(PROBLEM TO SOLVE): Check every line below for the word "this" and show those that hold it.

(Entries with chart source code):

■ ■ ■

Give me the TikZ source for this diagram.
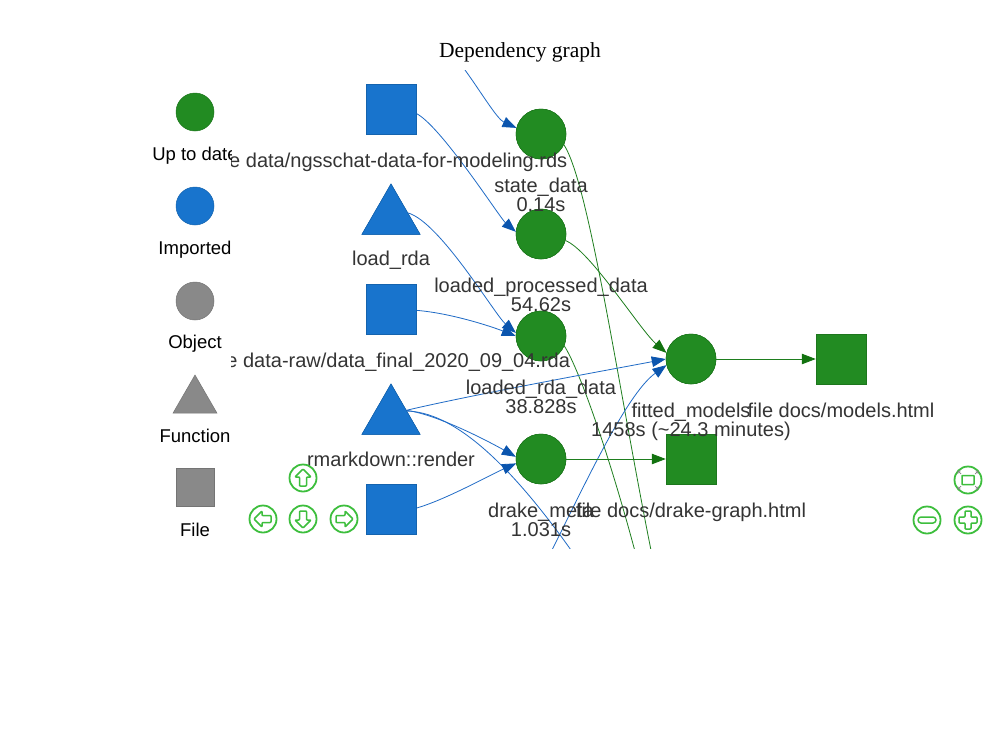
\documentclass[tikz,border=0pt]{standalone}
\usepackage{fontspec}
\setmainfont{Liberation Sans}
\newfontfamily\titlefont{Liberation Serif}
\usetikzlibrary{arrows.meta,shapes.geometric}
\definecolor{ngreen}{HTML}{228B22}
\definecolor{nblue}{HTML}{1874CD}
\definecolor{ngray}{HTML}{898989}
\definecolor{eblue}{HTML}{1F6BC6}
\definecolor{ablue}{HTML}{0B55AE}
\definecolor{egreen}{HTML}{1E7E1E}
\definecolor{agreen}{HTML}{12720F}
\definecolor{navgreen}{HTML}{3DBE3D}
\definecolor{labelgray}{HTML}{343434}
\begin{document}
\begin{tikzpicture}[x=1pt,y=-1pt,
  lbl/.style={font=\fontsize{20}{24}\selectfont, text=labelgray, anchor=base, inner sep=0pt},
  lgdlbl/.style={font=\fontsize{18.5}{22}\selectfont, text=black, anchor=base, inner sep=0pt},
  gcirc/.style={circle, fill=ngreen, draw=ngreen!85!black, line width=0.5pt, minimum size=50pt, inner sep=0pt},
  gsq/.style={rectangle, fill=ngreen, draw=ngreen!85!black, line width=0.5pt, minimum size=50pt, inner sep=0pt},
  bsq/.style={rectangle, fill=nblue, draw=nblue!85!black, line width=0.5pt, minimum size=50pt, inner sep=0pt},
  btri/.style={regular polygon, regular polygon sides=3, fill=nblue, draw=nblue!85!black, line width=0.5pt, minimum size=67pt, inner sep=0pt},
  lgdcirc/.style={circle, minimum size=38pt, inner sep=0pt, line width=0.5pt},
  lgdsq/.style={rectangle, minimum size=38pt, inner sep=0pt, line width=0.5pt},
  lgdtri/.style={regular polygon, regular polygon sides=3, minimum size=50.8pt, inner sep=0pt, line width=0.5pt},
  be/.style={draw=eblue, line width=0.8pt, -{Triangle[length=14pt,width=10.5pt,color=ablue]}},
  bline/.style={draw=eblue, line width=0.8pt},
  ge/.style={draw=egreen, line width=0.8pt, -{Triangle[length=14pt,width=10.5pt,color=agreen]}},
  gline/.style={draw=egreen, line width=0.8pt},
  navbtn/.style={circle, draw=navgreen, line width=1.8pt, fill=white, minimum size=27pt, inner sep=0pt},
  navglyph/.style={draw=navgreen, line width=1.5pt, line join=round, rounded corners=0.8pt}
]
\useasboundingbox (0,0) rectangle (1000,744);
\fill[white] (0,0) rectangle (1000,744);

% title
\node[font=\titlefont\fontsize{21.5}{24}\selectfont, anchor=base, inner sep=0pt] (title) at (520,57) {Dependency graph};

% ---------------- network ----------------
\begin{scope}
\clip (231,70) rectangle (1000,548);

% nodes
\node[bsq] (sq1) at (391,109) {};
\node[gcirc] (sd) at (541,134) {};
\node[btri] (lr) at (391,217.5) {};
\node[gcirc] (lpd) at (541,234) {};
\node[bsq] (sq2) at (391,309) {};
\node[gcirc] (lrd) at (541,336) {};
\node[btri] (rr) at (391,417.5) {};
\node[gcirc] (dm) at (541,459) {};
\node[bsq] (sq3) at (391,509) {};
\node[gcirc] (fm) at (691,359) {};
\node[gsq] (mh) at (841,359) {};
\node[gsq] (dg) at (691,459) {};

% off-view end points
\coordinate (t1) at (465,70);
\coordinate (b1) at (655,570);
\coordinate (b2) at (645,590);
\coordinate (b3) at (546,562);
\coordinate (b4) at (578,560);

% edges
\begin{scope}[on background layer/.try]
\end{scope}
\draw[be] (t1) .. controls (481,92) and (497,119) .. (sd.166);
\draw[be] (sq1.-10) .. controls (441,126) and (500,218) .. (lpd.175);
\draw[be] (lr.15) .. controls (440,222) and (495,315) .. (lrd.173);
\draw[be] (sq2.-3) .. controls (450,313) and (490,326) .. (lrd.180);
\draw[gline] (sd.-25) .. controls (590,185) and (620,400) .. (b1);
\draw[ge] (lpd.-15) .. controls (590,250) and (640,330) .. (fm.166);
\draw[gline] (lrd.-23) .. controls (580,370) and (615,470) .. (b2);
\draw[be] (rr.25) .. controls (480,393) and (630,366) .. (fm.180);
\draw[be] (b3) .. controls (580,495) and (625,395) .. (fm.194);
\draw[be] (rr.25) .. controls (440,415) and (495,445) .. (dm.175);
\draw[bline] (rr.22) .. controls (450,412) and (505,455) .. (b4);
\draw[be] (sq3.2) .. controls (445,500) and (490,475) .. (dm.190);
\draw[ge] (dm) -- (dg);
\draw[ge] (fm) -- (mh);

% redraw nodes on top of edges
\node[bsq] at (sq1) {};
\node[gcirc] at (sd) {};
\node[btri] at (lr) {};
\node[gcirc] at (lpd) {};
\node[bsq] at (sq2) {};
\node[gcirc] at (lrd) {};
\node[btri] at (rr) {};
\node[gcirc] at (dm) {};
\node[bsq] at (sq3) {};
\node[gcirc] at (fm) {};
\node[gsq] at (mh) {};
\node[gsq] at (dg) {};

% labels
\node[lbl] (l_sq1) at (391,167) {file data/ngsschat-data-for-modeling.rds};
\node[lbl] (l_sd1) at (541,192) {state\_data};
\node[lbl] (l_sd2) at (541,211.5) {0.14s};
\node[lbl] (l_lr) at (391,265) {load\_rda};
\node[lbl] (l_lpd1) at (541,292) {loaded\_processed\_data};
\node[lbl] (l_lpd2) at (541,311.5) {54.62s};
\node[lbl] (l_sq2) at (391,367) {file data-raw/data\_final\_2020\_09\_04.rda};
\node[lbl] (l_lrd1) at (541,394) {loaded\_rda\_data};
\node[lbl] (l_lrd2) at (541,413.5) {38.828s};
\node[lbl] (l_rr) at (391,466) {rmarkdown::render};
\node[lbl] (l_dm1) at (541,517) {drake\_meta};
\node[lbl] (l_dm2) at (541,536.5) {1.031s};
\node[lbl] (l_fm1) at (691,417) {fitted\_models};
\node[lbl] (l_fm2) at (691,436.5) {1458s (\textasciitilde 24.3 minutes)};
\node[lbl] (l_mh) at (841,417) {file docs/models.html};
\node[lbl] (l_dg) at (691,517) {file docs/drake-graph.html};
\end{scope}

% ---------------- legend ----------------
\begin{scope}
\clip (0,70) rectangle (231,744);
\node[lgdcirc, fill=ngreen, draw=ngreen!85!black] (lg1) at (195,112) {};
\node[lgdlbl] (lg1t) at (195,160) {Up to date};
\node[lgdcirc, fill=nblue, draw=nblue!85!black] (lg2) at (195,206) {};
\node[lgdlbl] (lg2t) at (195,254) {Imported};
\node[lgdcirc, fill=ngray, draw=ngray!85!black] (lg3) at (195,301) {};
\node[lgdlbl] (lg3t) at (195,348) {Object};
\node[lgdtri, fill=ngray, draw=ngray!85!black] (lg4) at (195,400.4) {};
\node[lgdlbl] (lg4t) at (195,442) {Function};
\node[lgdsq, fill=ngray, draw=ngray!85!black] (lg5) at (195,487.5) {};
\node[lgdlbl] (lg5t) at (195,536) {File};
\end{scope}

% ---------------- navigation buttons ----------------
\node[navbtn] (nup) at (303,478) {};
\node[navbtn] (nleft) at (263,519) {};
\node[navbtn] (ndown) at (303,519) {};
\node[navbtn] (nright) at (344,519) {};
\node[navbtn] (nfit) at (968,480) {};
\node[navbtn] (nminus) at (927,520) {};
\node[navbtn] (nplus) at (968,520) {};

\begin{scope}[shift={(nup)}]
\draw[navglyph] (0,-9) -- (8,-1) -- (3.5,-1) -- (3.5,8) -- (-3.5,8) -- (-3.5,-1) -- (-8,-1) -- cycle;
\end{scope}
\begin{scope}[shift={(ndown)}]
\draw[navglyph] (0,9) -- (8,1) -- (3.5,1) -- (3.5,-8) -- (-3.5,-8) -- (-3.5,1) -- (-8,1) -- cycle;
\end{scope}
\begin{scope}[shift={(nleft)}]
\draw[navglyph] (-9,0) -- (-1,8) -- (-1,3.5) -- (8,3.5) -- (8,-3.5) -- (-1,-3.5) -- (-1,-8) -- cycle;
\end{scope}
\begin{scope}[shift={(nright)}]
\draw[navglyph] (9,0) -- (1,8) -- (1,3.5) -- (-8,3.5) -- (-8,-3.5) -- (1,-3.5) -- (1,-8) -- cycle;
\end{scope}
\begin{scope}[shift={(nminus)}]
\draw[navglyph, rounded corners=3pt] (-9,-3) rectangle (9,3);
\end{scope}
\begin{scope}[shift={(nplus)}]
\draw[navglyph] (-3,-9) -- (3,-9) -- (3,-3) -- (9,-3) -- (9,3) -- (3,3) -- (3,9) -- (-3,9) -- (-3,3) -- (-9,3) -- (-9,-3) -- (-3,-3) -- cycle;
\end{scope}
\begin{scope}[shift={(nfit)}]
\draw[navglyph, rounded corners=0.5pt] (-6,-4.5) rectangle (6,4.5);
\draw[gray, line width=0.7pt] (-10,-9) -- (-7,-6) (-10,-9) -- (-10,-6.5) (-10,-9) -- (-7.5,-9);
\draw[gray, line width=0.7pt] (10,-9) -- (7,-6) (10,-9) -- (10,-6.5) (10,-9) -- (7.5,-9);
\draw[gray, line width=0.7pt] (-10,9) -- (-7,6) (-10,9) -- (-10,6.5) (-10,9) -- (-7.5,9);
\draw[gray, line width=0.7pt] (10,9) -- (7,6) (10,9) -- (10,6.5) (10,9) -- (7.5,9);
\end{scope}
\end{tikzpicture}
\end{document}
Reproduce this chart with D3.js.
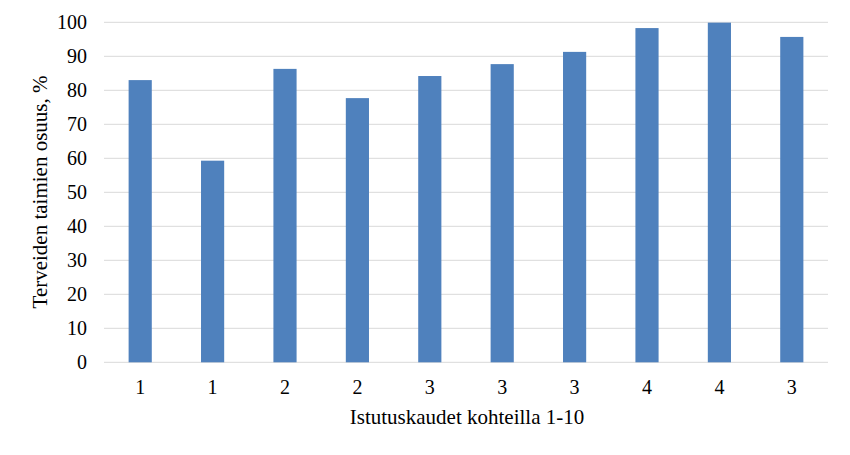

■ ■ ■

(CORRECT ANSWER):
Give me the TikZ source for this diagram.
Reproduce this chart with D3.js.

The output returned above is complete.